Consumers have suddenly become thrifty. Mintel reports that 57 per cent of British consumers have started to trim their spending habits. No wonder, seeing that it will cost the average family nearly £2,000 more than it did last year to maintain its standard of living. Nor is it any longer possible to increase borrowing to cover the gap.

The same change in buying patterns is visible across the Atlantic. An American retail consultant commented last week that the last time he saw such a significant change in consumer buying patterns was the late 1970s, when there was runaway inflation. In other words, while economists are arguing whether the US and the UK have yet entered a recession according to the accepted definitions, consumers are treating it as a reality.
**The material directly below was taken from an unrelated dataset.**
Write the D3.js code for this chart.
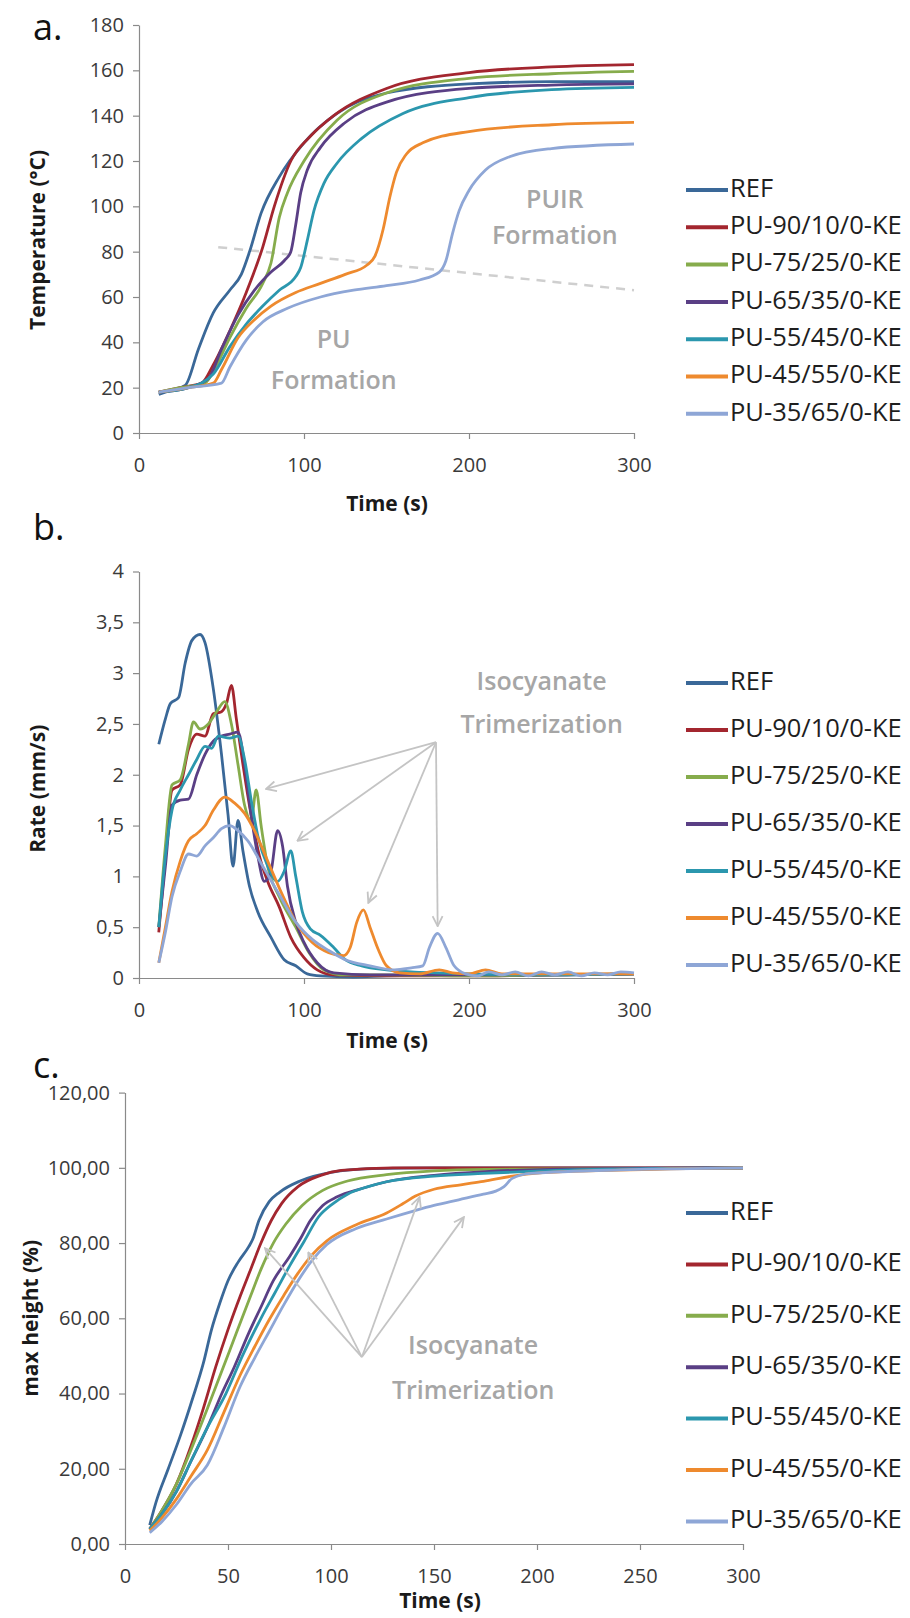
<!DOCTYPE html>
<html>
<head>
<meta charset="utf-8">
<script src="https://cdn.jsdelivr.net/npm/d3@7"></script>
<style>
  body { margin: 0; background: #fff; }
  svg { display: block; font-family: "Open Sans", sans-serif; }
</style>
</head>
<body>
<svg id="fig" width="910" height="1618"></svg>
<script>
// series shared by the three panels
const seriesNames = ["REF", "PU-90/10/0-KE", "PU-75/25/0-KE", "PU-65/35/0-KE",
                     "PU-55/45/0-KE", "PU-45/55/0-KE", "PU-35/65/0-KE"];
const seriesColours = ["#3a6898", "#a3262f", "#86ac4c", "#5a3f85", "#2b97ae", "#ee8a2e", "#8ea6d6"];

const timeTicks = [0, 100, 200, 300];
const timeTicksC = [0, 50, 100, 150, 200, 250, 300];

// a. temperature (°C) vs time (s), [t, value]
const tempREF  = [[12,17],[20,19],[28,21],[36,37],[45,53],[55,63],[62,70],[67,80],[74,97],[85,113],[100,128],[120,141],[150,150],[200,154],[250,155],[300,155]];
const temp9010 = [[12,18],[25,20],[38,22],[45,30],[55,45],[65,62],[75,82],[82,100],[92,120],[104,131],[118,140],[150,152],[200,159],[250,161.5],[300,162.5]];
const temp7525 = [[12,18],[25,20],[40,22],[47,30],[55,42],[65,55],[75,66],[80,75],[85,95],[90,106],[100,120],[120,138],[150,150],[200,156.5],[250,158.5],[300,159.5]];
const temp6535 = [[12,18],[30,20],[42,24],[50,37],[60,52],[70,63],[80,71],[88,76],[92,80],[95,92],[98,106],[102,116],[110,126],[125,137],[150,146],[200,152],[250,153.5],[300,154]];
const temp5545 = [[12,18],[30,20],[45,26],[55,38],[65,48],[75,56],[85,63],[95,69],[98,73],[102,85],[106,98],[112,110],[120,119],[135,130],[160,141],[200,148],[250,151.5],[300,152.5]];
const temp4555 = [[12,18],[30,20],[45,22],[50,28],[60,42],[70,50],[80,56],[95,62],[110,66],[125,70],[138,74],[143,78],[148,90],[152,104],[156,115],[162,123],[172,128],[200,133],[250,136],[300,137]];
const temp3565 = [[12,18],[30,20],[50,22],[55,29],[65,41],[75,49],[90,55],[110,60],[130,63],[150,65],[170,67.5],[182,71],[186,76],[190,88],[194,98],[200,107],[210,116],[225,122],[250,125.5],[300,127.5]];
const tempDashed = [[48,82],[300,63]];
const tempTicks = [0, 20, 40, 60, 80, 100, 120, 140, 160, 180];

// b. rise rate (mm/s) vs time (s)
const rateREF  = [[12,2.3],[16,2.55],[19,2.7],[24,2.76],[28,3.1],[32,3.32],[37,3.38],[40,3.3],[45,2.85],[50,2.2],[54,1.6],[57,1.1],[60,1.55],[63,1.25],[67,0.9],[72,0.65],[80,0.4],[88,0.18],[95,0.12],[102,0.04],[110,0.02],[130,0.01],[150,0.02],[200,0.03],[250,0.03],[300,0.04]];
const rate9010 = [[12,0.45],[16,1.2],[20,1.85],[25,1.9],[30,2.25],[35,2.4],[40,2.38],[45,2.6],[50,2.62],[53,2.7],[56,2.88],[59,2.55],[63,2.1],[68,1.6],[73,1.2],[78,0.95],[85,0.7],[92,0.4],[100,0.2],[108,0.08],[118,0.03],[150,0.02],[200,0.02],[250,0.03],[300,0.04]];
const rate7525 = [[12,0.5],[16,1.3],[20,1.9],[25,1.95],[30,2.3],[33,2.52],[37,2.45],[42,2.5],[47,2.62],[52,2.72],[56,2.5],[60,2.1],[64,1.7],[68,1.55],[71,1.85],[74,1.5],[78,1.1],[85,0.8],[95,0.5],[103,0.25],[112,0.08],[125,0.03],[150,0.03],[200,0.02],[250,0.03],[300,0.04]];
const rate6535 = [[12,0.5],[16,1.1],[20,1.7],[25,1.75],[30,1.76],[35,2.0],[40,2.2],[45,2.33],[50,2.38],[55,2.4],[60,2.42],[64,2.1],[68,1.6],[72,1.2],[76,0.95],[80,1.05],[84,1.45],[87,1.3],[90,0.9],[95,0.55],[100,0.35],[108,0.15],[118,0.05],[140,0.03],[200,0.03],[250,0.03],[300,0.04]];
const rate5545 = [[12,0.5],[16,1.2],[20,1.65],[25,1.85],[30,2.0],[35,2.15],[40,2.28],[44,2.26],[48,2.38],[55,2.36],[60,2.38],[64,2.15],[68,1.75],[72,1.4],[78,1.1],[84,0.95],[88,1.05],[92,1.25],[95,1.0],[99,0.65],[104,0.48],[110,0.42],[118,0.3],[125,0.18],[135,0.12],[150,0.08],[165,0.06],[180,0.05],[200,0.04],[250,0.03],[300,0.04]];
const rate4555 = [[12,0.15],[16,0.5],[20,0.85],[25,1.15],[30,1.35],[35,1.42],[40,1.5],[45,1.65],[52,1.78],[58,1.72],[64,1.62],[70,1.45],[78,1.15],[86,0.85],[95,0.55],[105,0.35],[115,0.25],[124,0.22],[128,0.3],[132,0.55],[136,0.67],[140,0.5],[145,0.28],[150,0.12],[158,0.05],[170,0.04],[182,0.08],[190,0.05],[200,0.04],[210,0.08],[220,0.04],[260,0.04],[300,0.04]];
const rate3565 = [[12,0.15],[16,0.45],[20,0.8],[25,1.05],[30,1.22],[35,1.2],[40,1.3],[45,1.38],[50,1.47],[55,1.5],[60,1.45],[66,1.35],[75,1.1],[85,0.82],[95,0.55],[105,0.38],[115,0.27],[125,0.18],[140,0.12],[155,0.08],[165,0.1],[172,0.12],[176,0.3],[181,0.44],[186,0.3],[191,0.12],[198,0.04],[205,0.02],[212,0.06],[220,0.03],[228,0.06],[236,0.02],[244,0.06],[252,0.03],[260,0.06],[268,0.02],[276,0.05],[284,0.03],[292,0.06],[300,0.05]];
const rateArrowFrom = [180, 2.32];
const rateArrowTips = [[77, 1.86], [96, 1.35], [139, 0.74], [181, 0.51]];
const rateTicks = [0, 0.5, 1, 1.5, 2, 2.5, 3, 3.5, 4];

// c. height (% of max) vs time (s)
const heightREF  = [[12,5],[15,11],[21,20],[27,29],[33,39],[38,48],[42,57],[46,64],[50,70],[55,75],[60,79],[62,81],[65,86],[70,91],[75,93.5],[85,96.5],[100,98.8],[120,99.8],[150,100],[300,100]];
const height9010 = [[12,4],[18,9],[25,16],[32,26],[38,36],[44,47],[50,57],[56,66],[61,73],[66,80],[71,86],[76,90.5],[84,95],[95,98],[105,99.3],[130,100],[300,100]];
const height7525 = [[12,4],[18,9],[25,16],[32,25],[40,36],[47,46],[54,56],[61,66],[66,73],[72,80],[78,85],[86,90],[96,94],[108,96.5],[127,98.2],[150,99.2],[175,99.6],[300,100]];
const height6535 = [[12,4],[18,8],[25,14],[32,22],[40,31],[47,40],[53,47],[60,56],[66,63],[72,70],[80,76.5],[85,81],[90,86],[96,90],[103,92.3],[115,94.5],[127,96.3],[150,98],[175,99],[221,99.7],[300,100]];
const height5545 = [[12,4],[18,8],[25,14],[32,22],[40,31],[49,40],[57,50],[66,60],[73,67],[80,74],[87,80.5],[94,87],[101,90.5],[108,93],[118,95],[127,96.3],[150,97.8],[174,98.5],[221,99.5],[300,100]];
const height4555 = [[12,3.5],[18,7],[25,12],[32,18],[40,25],[48,35],[56,45],[63,52.5],[70,59.6],[77,66],[84,72],[91,77],[98,80.6],[112,84.8],[127,88],[135,90.5],[141,92.5],[150,94.3],[163,95.5],[174,96.4],[188,97.8],[200,98.6],[240,99.4],[300,100]];
const height3565 = [[12,3],[18,6],[25,10.5],[32,16],[40,21],[48,31],[56,42],[63,49.5],[70,56.5],[77,63.5],[84,70],[91,75.5],[98,79.6],[112,83.8],[127,86.4],[140,88.5],[150,90],[162,91.5],[174,93],[180,93.8],[184,95],[188,97.2],[197,98.5],[245,99.5],[300,100]];
const heightArrowFrom = [115, 49.7];
const heightArrowTips = [[68, 78.6], [89, 77.5], [143, 92.2], [164.5, 86.9]];
const heightTicks = [0, 20, 40, 60, 80, 100, 120];

const svg = d3.select('#fig');
const noteGrey = '#a6a6a6';

// open arrow head like the excel one
svg.append('defs').append('marker')
  .attr('id', 'arrow')
  .attr('viewBox', '0 0 12 12')
  .attr('refX', 11).attr('refY', 6)
  .attr('markerWidth', 12).attr('markerHeight', 12)
  .attr('markerUnits', 'userSpaceOnUse')
  .attr('orient', 'auto')
  .append('path')
  .attr('d', 'M1,1 L11,6 L1,11')
  .attr('fill', 'none')
  .attr('stroke', '#c4c4c4')
  .attr('stroke-width', 1.8);

function panel(cfg) {
  const g = svg.append('g');
  const x = d3.scaleLinear().domain([0, 300]).range([cfg.left, cfg.right]);
  const y = d3.scaleLinear().domain([0, cfg.yMax]).range([cfg.bottom, cfg.top]);

  // axes
  g.append('g')
    .attr('transform', `translate(${cfg.left},0)`)
    .call(d3.axisLeft(y).tickValues(cfg.yTicks).tickSize(6).tickSizeOuter(0).tickPadding(9).tickFormat(cfg.yFormat));
  g.append('g')
    .attr('transform', `translate(0,${cfg.bottom})`)
    .call(d3.axisBottom(x).tickValues(cfg.xTicks).tickSize(6).tickSizeOuter(0).tickPadding(19).tickFormat(d3.format('d')));
  g.selectAll('.domain, .tick line').attr('stroke', '#8a8a8a').attr('stroke-width', 1.2);
  g.selectAll('.tick text').attr('font-size', 20).attr('fill', '#3a3a3a').attr('font-family', '"Open Sans", sans-serif');

  // axis titles
  g.append('text')
    .attr('x', cfg.xTitleX).attr('y', cfg.bottom + cfg.xTitleDy)
    .attr('text-anchor', 'middle')
    .attr('font-size', 21).attr('font-weight', 700).attr('fill', '#1a1a1a')
    .text('Time (s)');
  g.append('text')
    .attr('transform', `translate(${cfg.yTitleX},${(cfg.top + cfg.bottom) / 2 + cfg.yTitleDy}) rotate(-90)`)
    .attr('text-anchor', 'middle')
    .attr('font-size', 21).attr('font-weight', 700).attr('fill', '#1a1a1a')
    .text(cfg.yTitle);

  // panel letter
  g.append('text')
    .attr('x', 33).attr('y', cfg.letterY)
    .attr('font-size', 36).attr('fill', '#111')
    .text(cfg.letter);

  // extra marks drawn under the series
  if (cfg.dashed) {
    g.append('line')
      .attr('x1', x(cfg.dashed[0][0])).attr('y1', y(cfg.dashed[0][1]))
      .attr('x2', x(cfg.dashed[1][0])).attr('y2', y(cfg.dashed[1][1]))
      .attr('stroke', '#cfcfcf').attr('stroke-width', 2.5).attr('stroke-dasharray', '9,7');
  }

  const line = d3.line()
    .x(d => x(d[0]))
    .y(d => y(d[1]))
    .curve(d3.curveMonotoneX);

  g.selectAll('.series')
    .data(cfg.series)
    .enter()
    .append('path')
    .attr('class', 'series')
    .attr('d', d => line(d))
    .attr('fill', 'none')
    .attr('stroke', (d, i) => seriesColours[i])
    .attr('stroke-width', 2.8)
    .attr('stroke-linejoin', 'round');

  // arrows
  if (cfg.arrowFrom) {
    cfg.arrowTips.forEach(t => {
      g.append('line')
        .attr('x1', x(cfg.arrowFrom[0])).attr('y1', y(cfg.arrowFrom[1]))
        .attr('x2', x(t[0])).attr('y2', y(t[1]))
        .attr('stroke', '#c4c4c4').attr('stroke-width', 1.8)
        .attr('marker-end', 'url(#arrow)');
    });
  }

  // grey notes
  cfg.notes.forEach(n => {
    g.append('text')
      .attr('x', x(n[0])).attr('y', y(n[1]))
      .attr('text-anchor', 'middle')
      .attr('dominant-baseline', 'middle')
      .attr('font-size', 25).attr('font-weight', 600).attr('fill', noteGrey)
      .text(n[2]);
  });

  // legend
  const leg = g.selectAll('.leg')
    .data(seriesNames)
    .enter()
    .append('g')
    .attr('transform', (d, i) => `translate(0,${cfg.legendY + i * cfg.legendStep})`);
  leg.append('line')
    .attr('x1', 686).attr('x2', 728)
    .attr('stroke', (d, i) => seriesColours[i])
    .attr('stroke-width', 4);
  leg.append('text')
    .attr('x', 730).attr('y', 0)
    .attr('dominant-baseline', 'middle')
    .attr('font-size', 25.5).attr('fill', '#1e1e1e')
    .text(d => d);
}

const commaFmt = f => (d => d3.format(f)(d).replace('.', ','));

panel({
  letter: 'a.', letterY: 40,
  left: 139, right: 634, top: 25, bottom: 433, yMax: 180,
  yTicks: tempTicks, xTicks: timeTicks, yFormat: d3.format('d'),
  yTitle: 'Temperature (°C)', yTitleX: 45, yTitleDy: 11, xTitleX: 387, xTitleDy: 78,
  series: [tempREF, temp9010, temp7525, temp6535, temp5545, temp4555, temp3565],
  dashed: tempDashed,
  notes: [[252, 102.3, 'PUIR'], [252, 86.4, 'Formation'], [118, 40.5, 'PU'], [118, 22.5, 'Formation']],
  legendY: 190, legendStep: 37.3
});

panel({
  letter: 'b.', letterY: 540,
  left: 139, right: 634, top: 571.5, bottom: 978, yMax: 4,
  yTicks: rateTicks, xTicks: timeTicks, yFormat: commaFmt(''),
  yTitle: 'Rate (mm/s)', yTitleX: 45, yTitleDy: 14, xTitleX: 387, xTitleDy: 70,
  series: [rateREF, rate9010, rate7525, rate6535, rate5545, rate4555, rate3565],
  arrowFrom: rateArrowFrom, arrowTips: rateArrowTips,
  notes: [[244, 2.9, 'Isocyanate'], [244, 2.48, 'Trimerization']],
  legendY: 683, legendStep: 47
});

panel({
  letter: 'c.', letterY: 1078,
  left: 125, right: 743, top: 1092.6, bottom: 1544, yMax: 120,
  yTicks: heightTicks, xTicks: timeTicksC, yFormat: commaFmt('.2f'),
  yTitle: 'max height (%)', yTitleX: 38, yTitleDy: 0, xTitleX: 440, xTitleDy: 64,
  series: [heightREF, height9010, height7525, height6535, height5545, height4555, height3565],
  arrowFrom: heightArrowFrom, arrowTips: heightArrowTips,
  notes: [[169, 52.3, 'Isocyanate'], [169, 40.2, 'Trimerization']],
  legendY: 1213, legendStep: 51.4
});
</script>
</body>
</html>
They are switching their shopping from famous brands to cheaper alternatives. They go to discount stores more often. Thus in the British high street, Primark is outperforming many of its rivals. Aldi, the discount supermarket, is doing well for the same reason. Consumers are not going out to eat as much as they were. They have also become more interested in do-it-yourself solutions such as dressmaking and growing vegetables. The Sussex seed supplier Thompson & Morgan reports that sales of vegetable seeds have risen by more than 40 per cent in the last two years, and vegetables now account for almost two-thirds of its seed sales.

Each of these measures of retrenchment, small as they may be in isolation, has economic consequences. In protecting ourselves as best we can from rising energy and food costs, and the sudden absence of easily available credit, we unconsciously add to recessionary forces because of the cumulative effect of our individual actions. It is this process that has become visible recently.

Look at what is happening in the housing market. Persimmon, the UK's biggest house-builder, says that sales in the past three weeks have been down by more than a third compared with last year. It is shelving plans to develop new sites until the situation improves. That is dire news for anybody working in the building trades.

To take another example, the Bank of England's agents based around the country reported last week that spending has slowed sharply in hotels, clubs and restaurants. As catering is employment-intensive, many jobs must be at risk. Some of these will be part-time, so cutting off another line of retreat for hard pressed families looking to supplement their income. At the same time, price-comparison websites have never been so busy.

Cross the English Channel and you will find that business sentiment in Germany and France has become much more pessimistic. In the US, vehicle sales were 10 per cent down in the first three months of the year. That is a lot of cars and trucks not to be selling. Starbucks announced that "the current economic environment is the weakest in our company's history". It reported that conditions were particularly bad in California and Florida, where house prices have fallen precipitously.

Last month Americans reduced their spending on women's clothes by 4.9 per cent, on furniture by 3.1 per cent, on luxury goods by 1.3 per cent and on airline tickets by 1.1 per cent. Just as their British cousins are doing, they are behaving as if times are already hard. That's why I believe that March was the first month of the 2008-2009 recession.